Aujourd’hui, son opus Les arrogants, volumineux roman historique, dédié en premier lieu à Anaïs, sa petite-fille, mais aussi à May Arslane Joumblatt (épouse du leader druze Kamal Joumblatt), se place en devanture des librairies. Fourmillant de personnages croqués sur le vif et hauts en couleur, suite sans doute à une recherche historique fouillée et bien menée, c’est un livre écrit avec une évidente délectation d’écrivain tant les détails sont finement ciselés et la phrase se déployant avec une beauté sonore incantatoire.

Écriture cinématographique

Sans être un livre choral, il n’en est pas moins une fresque vivante, pittoresque et colorée de la société levantine, déjà (en 1930) mal dans sa peau, son quotidien et sa destinée. Également une quête sur le sens et les impératifs de la vie dans une région livrée aux plus grands déchirements, embrasements et prédations, régie par un inflexible machisme et un glouton appétit du pouvoir.

La fiction historique s’ouvre sur une scène flamboyante digne de l’apprêt de la traversée du Titanic. D’autant plus qu’elle est rédigée par un auteur possédant un sens de cinéaste averti, non seulement pour les répliques qui font mouche ou les commentaires judicieux, mais aussi pour la prise de vue ou le champ visuel global.

Voyageant sur ce paquebot de rêve, le Champollion – un musée flottant rappelant la grandeur de l’Égypte –, une famille, les Fakreddine, émigre du Levant vers des cieux supposés plus clairs, plus cléments et plus civilisés. Ce même Champollion qui viendra en 1952, suite à une erreur de navigation, s’échouer sur les brisants de Khaldé, au sud de Beyrouth… Prémonition des jours sombres qui vont s’amonceler sur l’Orient, le fascisme et le nazisme qui se profilent à l’horizon d’une Europe disloquée en proie à d’incroyables dérives et atrocités ?

« J’ai entrepris il y a quelques années l’écriture “fort ambitieuse” d’une trilogie de Beyrouth, précise Gabriel Boustany.
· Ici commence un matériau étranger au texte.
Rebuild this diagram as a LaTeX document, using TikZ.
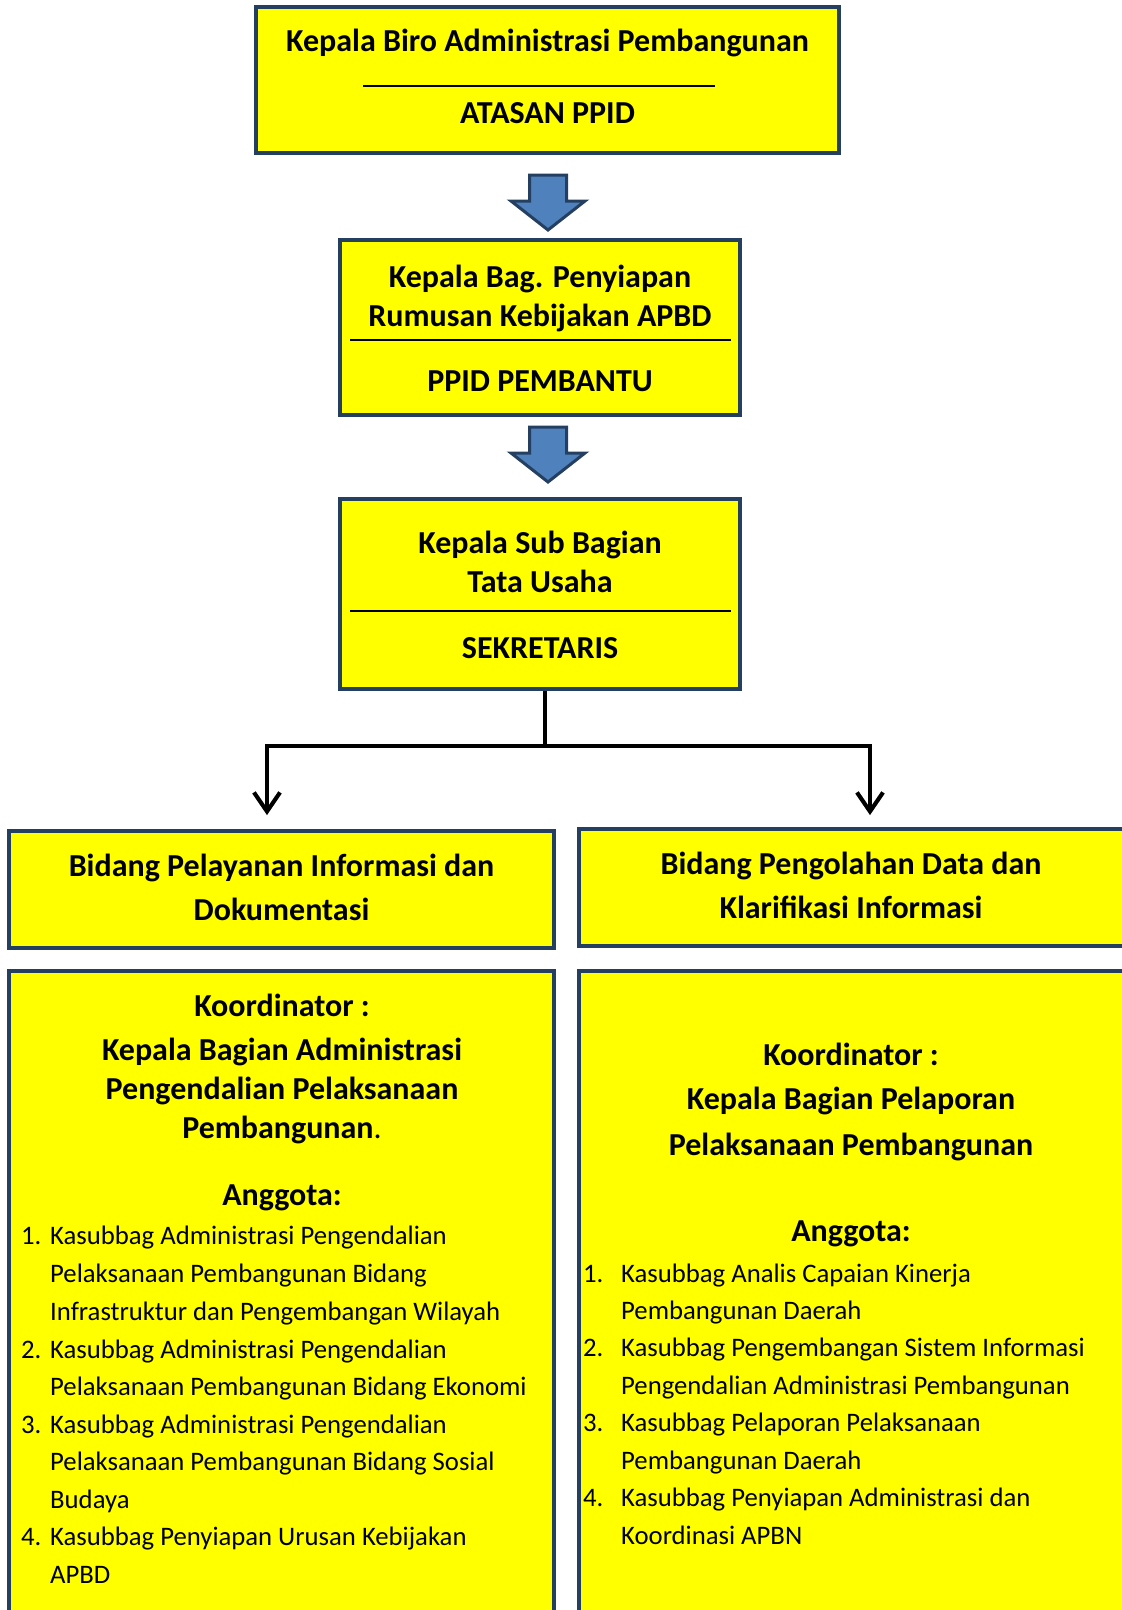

Ce livre en est le premier volet. Les personnages s’inspirent de gens que j’ai connus et de situations revues et corrigées par la part de l’imaginaire. Le Liban est un village et les Libanais sont partout chez eux dans le monde. La Montagne, le Chouf, tient une grande place dans ce livre, il en est la flamme. On reste dans le romanesque. »

Et l’auteur de préciser que son ouvrage traite de l’émancipation de la femme et tisse l’histoire d’une avant-gardiste dans ce domaine. Une femme douée d’une intelligence hors du commun, totalement en avance sur son temps, sur les balbutiements et les dérives d’aujourd’hui. « Évidemment, cette question est intimement liée à la politique, aux religions, aux coutumes. Malheureusement, on s’encrasse dans des habitudes et les Libanais – dont je fais partie et qui ont d’autres chats à fouetter par les temps qui courent – perdent chaque jour un peu de leur âme. » Et d’enchaîner : « Rien qu’à lire la presse, on se rend compte de l’état de décrépitude dans lequel nous sommes tombés. L’Orient-Le Jour témoigne courageusement de la nasse où le pays se débat. » Des clefs ? « Je n’aime pas les romans à clefs. Et je répondrai en citant une phrase des pensées de Pascal : “Tu ne me chercherais pas si tu ne m’avais déjà trouvé.” »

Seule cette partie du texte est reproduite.